Reflections and Responses (K-8 Valuing; 9-12 Responding)
Grades 9-12 Responding
The learner develops and uses critical reflection and thinking for music learning:
- the learner generates initial reactions to music experiences
- the learner critically listens to, observes, and describes music experiences
- the learner analyzes and interprets music experiences
- the learner constructs meanings about music experiences
Grades K-8 Valuing
Students analyze, reflect on, and construct meaning in response to their own and others’ music:
- students analyze their own and others
- musical excerpts, works, and performances
- students form personal responses to and construct meaning from their own and others’ music
1 What is your immediate response to this music? Does this music sound like any other music you have heard before? What does this music make you think of?

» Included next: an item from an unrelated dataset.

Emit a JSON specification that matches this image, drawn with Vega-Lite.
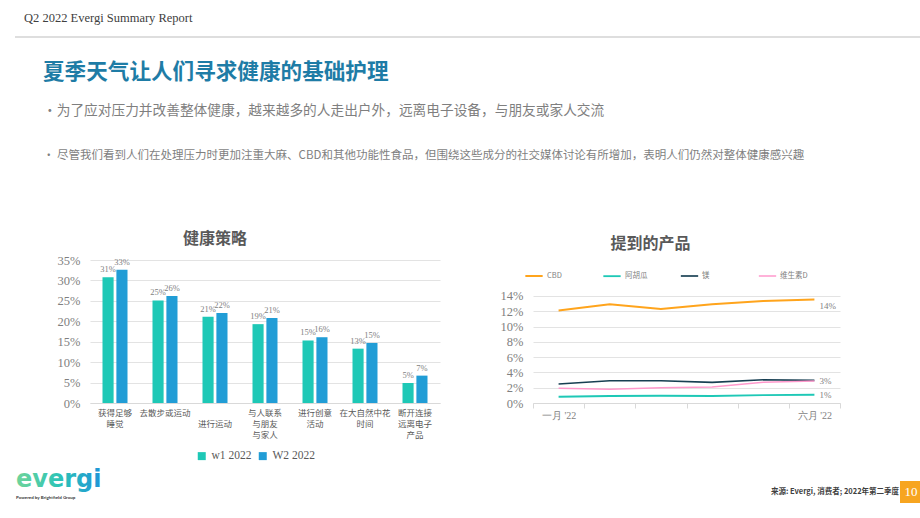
{
  "$schema": "https://vega.github.io/schema/vega-lite/v6.json",
  "background": "white",
  "padding": {"left": 15, "top": 11, "right": 0, "bottom": 0},
  "config": {
    "view": {"stroke": null},
    "font": "Noto Sans CJK SC",
    "axis": {"gridColor": "#e3e3e3", "domainColor": "#d9d9d9", "tickColor": "#d9d9d9"}
  },
  "spacing": 24,
  "vconcat": [
    {
      "title": {"text": "Q2 2022 Evergi Summary Report", "anchor": "start", "dx": 9, "font": "Liberation Serif", "fontSize": 12.5, "fontWeight": "normal", "color": "#404040", "offset": 12},
      "width": 905,
      "height": 2,
      "view": {"fill": "#dedede", "stroke": null},
      "data": {"values": []},
      "mark": "text",
      "encoding": {}
    },
    {
      "spacing": 6,
      "vconcat": [
        {
          "title": {
            "text": "夏季天气让人们寻求健康的基础护理",
            "subtitle": "·为了应对压力并改善整体健康，越来越多的人走出户外，远离电子设备，与朋友或家人交流",
            "anchor": "start", "dx": 28,
            "font": "Noto Sans CJK SC", "fontSize": 21.6, "fontWeight": "bold", "color": "#1e7ca6",
            "subtitleFont": "Noto Sans CJK SC", "subtitleFontSize": 13.7, "subtitleColor": "#7f7f7f", "subtitlePadding": 20,
            "offset": 32
          },
          "vconcat": [
            {
              "title": {"text": "· 尽管我们看到人们在处理压力时更加注重大麻、CBD和其他功能性食品，但围绕这些成分的社交媒体讨论有所增加，表明人们仍然对整体健康感兴趣", "anchor": "start", "dx": 28, "font": "Noto Sans CJK SC", "fontSize": 11.5, "fontWeight": "normal", "color": "#7f7f7f", "offset": 70},
              "spacing": 0,
              "hconcat": [
                {"width": 42, "height": 10, "data": {"values": []}, "mark": "point", "encoding": {}},
                {
                  "spacing": 60,
                  "resolve": {"scale": {"color": "independent", "strokeWidth": "independent"}, "legend": {"color": "independent", "strokeWidth": "independent"}},
                  "hconcat": [
                    {
                      "width": 350,
                      "height": 143,
                      "title": {"text": "健康策略", "font": "Noto Sans CJK SC", "fontSize": 16, "fontWeight": "bold", "color": "#595959", "anchor": "middle", "dx": -50, "offset": 7},
                      "data": {"values": [
                        {"cat": "获得足够|睡觉", "series": "w1 2022", "value": 0.308},
                        {"cat": "获得足够|睡觉", "series": "W2 2022", "value": 0.326},
                        {"cat": "去散步或运动", "series": "w1 2022", "value": 0.251},
                        {"cat": "去散步或运动", "series": "W2 2022", "value": 0.262},
                        {"cat": "|进行运动", "series": "w1 2022", "value": 0.211},
                        {"cat": "|进行运动", "series": "W2 2022", "value": 0.220},
                        {"cat": "与人联系|与朋友|与家人", "series": "w1 2022", "value": 0.193},
                        {"cat": "与人联系|与朋友|与家人", "series": "W2 2022", "value": 0.208},
                        {"cat": "进行创意|活动", "series": "w1 2022", "value": 0.153},
                        {"cat": "进行创意|活动", "series": "W2 2022", "value": 0.161},
                        {"cat": "在大自然中花|时间", "series": "w1 2022", "value": 0.133},
                        {"cat": "在大自然中花|时间", "series": "W2 2022", "value": 0.147},
                        {"cat": "断开连接|远离电子|产品", "series": "w1 2022", "value": 0.049},
                        {"cat": "断开连接|远离电子|产品", "series": "W2 2022", "value": 0.067}
                      ]},
                      "encoding": {
                        "x": {
                          "field": "cat", "type": "nominal", "sort": null, "title": null,
                          "scale": {"paddingInner": 0.5, "paddingOuter": 0.25},
                          "axis": {"labelAngle": 0, "labelExpr": "split(datum.label, '|')", "labelFont": "Noto Sans CJK SC", "labelFontSize": 8.5, "labelColor": "#595959", "labelLineHeight": 11, "ticks": false, "domainColor": "#d9d9d9", "labelPadding": 5, "labelLimit": 0}
                        },
                        "y": {
                          "field": "value", "type": "quantitative", "title": null,
                          "scale": {"domain": [0, 0.35], "nice": false},
                          "axis": {"values": [0, 0.05, 0.1, 0.15, 0.2, 0.25, 0.3, 0.35], "format": ".0%", "domain": false, "ticks": false, "labelFont": "Liberation Serif", "labelFontSize": 12.5, "labelColor": "#7f7f7f", "labelPadding": 10}
                        }
                      },
                      "layer": [
                        {
                          "mark": {"type": "bar"},
                          "encoding": {
                            "xOffset": {"field": "series", "type": "nominal", "sort": null, "scale": {"paddingInner": 0.2, "paddingOuter": 0}},
                            "color": {"field": "series", "type": "nominal", "sort": null, "scale": {"domain": ["w1 2022", "W2 2022"], "range": ["#1ec8b6", "#219dd6"]},
                              "legend": {"title": null, "orient": "none", "legendX": 106, "legendY": 190, "direction": "horizontal", "symbolType": "square", "symbolSize": 64, "labelFont": "Liberation Serif", "labelFontSize": 11.5, "labelColor": "#595959", "columnPadding": 5}}
                          }
                        },
                        {
                          "mark": {"type": "text", "baseline": "bottom", "dy": -3, "font": "Liberation Serif", "fontSize": 8.5, "color": "#7f7f7f"},
                          "encoding": {
                            "xOffset": {"field": "series", "type": "nominal", "sort": null, "scale": {"paddingInner": 0.2, "paddingOuter": 0}},
                            "text": {"field": "value", "type": "quantitative", "format": ".0%"}
                          }
                        }
                      ]
                    },
                    {
                      "width": 307,
                      "height": 143,
                      "title": {"text": "提到的产品", "font": "Noto Sans CJK SC", "fontSize": 16, "fontWeight": "bold", "color": "#595959", "anchor": "middle", "dx": -36, "offset": 8},
                      "data": {"values": [
                        {"month": "一月 '22", "product": "CBD", "value": 0.121},
                        {"month": "二月 '22", "product": "CBD", "value": 0.129},
                        {"month": "三月 '22", "product": "CBD", "value": 0.123},
                        {"month": "四月 '22", "product": "CBD", "value": 0.129},
                        {"month": "五月 '22", "product": "CBD", "value": 0.1335},
                        {"month": "六月 '22", "product": "CBD", "value": 0.1353},
                        {"month": "一月 '22", "product": "阿胡瓜", "value": 0.0082},
                        {"month": "二月 '22", "product": "阿胡瓜", "value": 0.0091},
                        {"month": "三月 '22", "product": "阿胡瓜", "value": 0.0095},
                        {"month": "四月 '22", "product": "阿胡瓜", "value": 0.0091},
                        {"month": "五月 '22", "product": "阿胡瓜", "value": 0.0104},
                        {"month": "六月 '22", "product": "阿胡瓜", "value": 0.0108},
                        {"month": "一月 '22", "product": "镁", "value": 0.0248},
                        {"month": "二月 '22", "product": "镁", "value": 0.0291},
                        {"month": "三月 '22", "product": "镁", "value": 0.0291},
                        {"month": "四月 '22", "product": "镁", "value": 0.027},
                        {"month": "五月 '22", "product": "镁", "value": 0.0304},
                        {"month": "六月 '22", "product": "镁", "value": 0.0296},
                        {"month": "一月 '22", "product": "维生素D", "value": 0.0192},
                        {"month": "二月 '22", "product": "维生素D", "value": 0.0179},
                        {"month": "三月 '22", "product": "维生素D", "value": 0.02},
                        {"month": "四月 '22", "product": "维生素D", "value": 0.0209},
                        {"month": "五月 '22", "product": "维生素D", "value": 0.027},
                        {"month": "六月 '22", "product": "维生素D", "value": 0.0287}
                      ]},
                      "encoding": {
                        "x": {
                          "field": "month", "type": "ordinal", "sort": null, "title": null, "bandPosition": 0.5,
                          "scale": {"type": "band", "paddingInner": 0, "paddingOuter": 0},
                          "axis": {"labelAngle": 0, "tickBand": "extent", "labelExpr": "test(/^(一|六)月/, datum.label) ? datum.label : ''", "labelFont": "Liberation Serif", "labelFontSize": 10, "labelColor": "#7f7f7f", "tickSize": 5, "labelPadding": 2, "grid": false}
                        },
                        "y": {
                          "field": "value", "type": "quantitative", "title": null,
                          "scale": {"domain": [0, 0.187], "nice": false},
                          "axis": {"values": [0, 0.02, 0.04, 0.06, 0.08, 0.1, 0.12, 0.14], "format": ".0%", "domain": false, "ticks": false, "labelFont": "Liberation Serif", "labelFontSize": 12.5, "labelColor": "#7f7f7f", "labelPadding": 10}
                        }
                      },
                      "layer": [
                        {
                          "mark": {"type": "line"},
                          "encoding": {
                            "color": {"field": "product", "type": "nominal", "sort": null,
                              "scale": {"domain": ["CBD", "阿胡瓜", "镁", "维生素D"], "range": ["#ffa41c", "#1ec8b6", "#173f52", "#ff99cc"]},
                              "legend": {"title": null, "orient": "none", "legendX": -9, "legendY": 6, "direction": "horizontal", "symbolType": "stroke", "symbolSize": 300, "symbolStrokeWidth": 2.5, "labelFont": "Noto Sans CJK SC", "labelFontSize": 7.5, "labelColor": "#7f7f7f", "gridAlign": "all", "columnPadding": 25, "labelOffset": 3}},
                            "strokeWidth": {"field": "product", "type": "nominal", "sort": null, "scale": {"domain": ["CBD", "阿胡瓜", "镁", "维生素D"], "range": [2, 1.5, 3, 3]}, "legend": null}
                          }
                        },
                        {
                          "transform": [{"filter": "datum.month === \"六月 '22\" && datum.product === 'CBD'"}],
                          "mark": {"type": "text", "align": "left", "dx": 5, "dy": 6, "font": "Liberation Serif", "fontSize": 9, "color": "#7f7f7f"},
                          "encoding": {"text": {"field": "value", "type": "quantitative", "format": ".0%"}}
                        },
                        {
                          "transform": [{"filter": "datum.month === \"六月 '22\" && (datum.product === '维生素D' || datum.product === '阿胡瓜')"}],
                          "mark": {"type": "text", "align": "left", "dx": 5, "dy": 0, "font": "Liberation Serif", "fontSize": 9, "color": "#7f7f7f"},
                          "encoding": {"text": {"field": "value", "type": "quantitative", "format": ".0%"}}
                        }
                      ]
                    }
                  ]
                }
              ]
            }
          ]
        },
        {
          "spacing": 665,
          "hconcat": [
            {
              "width": 90,
              "height": 22,
              "data": {"values": [{"brand": "evergi", "tagline": "Powered by Brightfield Group"}]},
              "layer": [
                {
                  "mark": {"type": "text", "align": "left", "baseline": "alphabetic", "dx": -44, "dy": -5, "font": "DejaVu Sans", "fontSize": 24, "fontWeight": "bold",
                    "fill": {"gradient": "linear", "x1": 0, "y1": 0, "x2": 1, "y2": 0, "stops": [{"offset": 0, "color": "#6fd49a"}, {"offset": 0.5, "color": "#2ec4b6"}, {"offset": 1, "color": "#1e95d8"}]}},
                  "encoding": {"text": {"field": "brand"}}
                },
                {
                  "mark": {"type": "text", "align": "left", "baseline": "middle", "dx": -44, "dy": 6, "font": "Lato", "fontSize": 4.5, "fontWeight": "bold", "color": "#3a3a3a"},
                  "encoding": {"text": {"field": "tagline"}}
                }
              ]
            },
            {
              "spacing": 0,
              "hconcat": [
                {
                  "width": 112,
                  "height": 22,
                  "data": {"values": [{"source": "来源: Evergi, 消费者; 2022年第二季度"}]},
                  "mark": {"type": "text", "font": "Noto Sans CJK SC", "fontSize": 7.5, "fontWeight": "bold", "color": "#404040"},
                  "encoding": {"text": {"field": "source"}}
                },
                {
                  "width": 22,
                  "height": 22,
                  "view": {"fill": "#f7a520", "stroke": null},
                  "data": {"values": [{"page": "10"}]},
                  "mark": {"type": "text", "font": "Liberation Serif", "fontSize": 13, "color": "white"},
                  "encoding": {"text": {"field": "page"}}
                }
              ]
            }
          ]
        }
      ]
    }
  ]
}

2 What adjectives might describe the mood that you felt when listening to this sonata? Can you identify what musical elements may have created that mood for you? When did the mood change and why?
3 What musical elements did you enjoy or find interesting? Did you enjoy the melodies that you heard? Did you enjoy the sounds of the Spanish influences? The tango?
4 Were there parts of the sonata that you did not enjoy? Why or why not? Can you identify which music elements made you enjoy or not enjoy the music?
5 Different people often have different responses to the same music. Ask others who heard the same music about their response to Ysaÿe’s Sonata in E major.
6 What feelings did it seem that Ysaÿe was trying to communicate to his audience about this work? What music elements seemed to be important to him?
7 Is there other music by Ysaÿe that you could listen to and compare to the sounds and experience of this sonata? Try listening to the other five sonatas of Opus 27. They can be found on youtube and on a wonderful CD of the six Ysaÿe sonatas by the Manitoba Chamber Orchestra’s concertmaster, Karl Stobbe.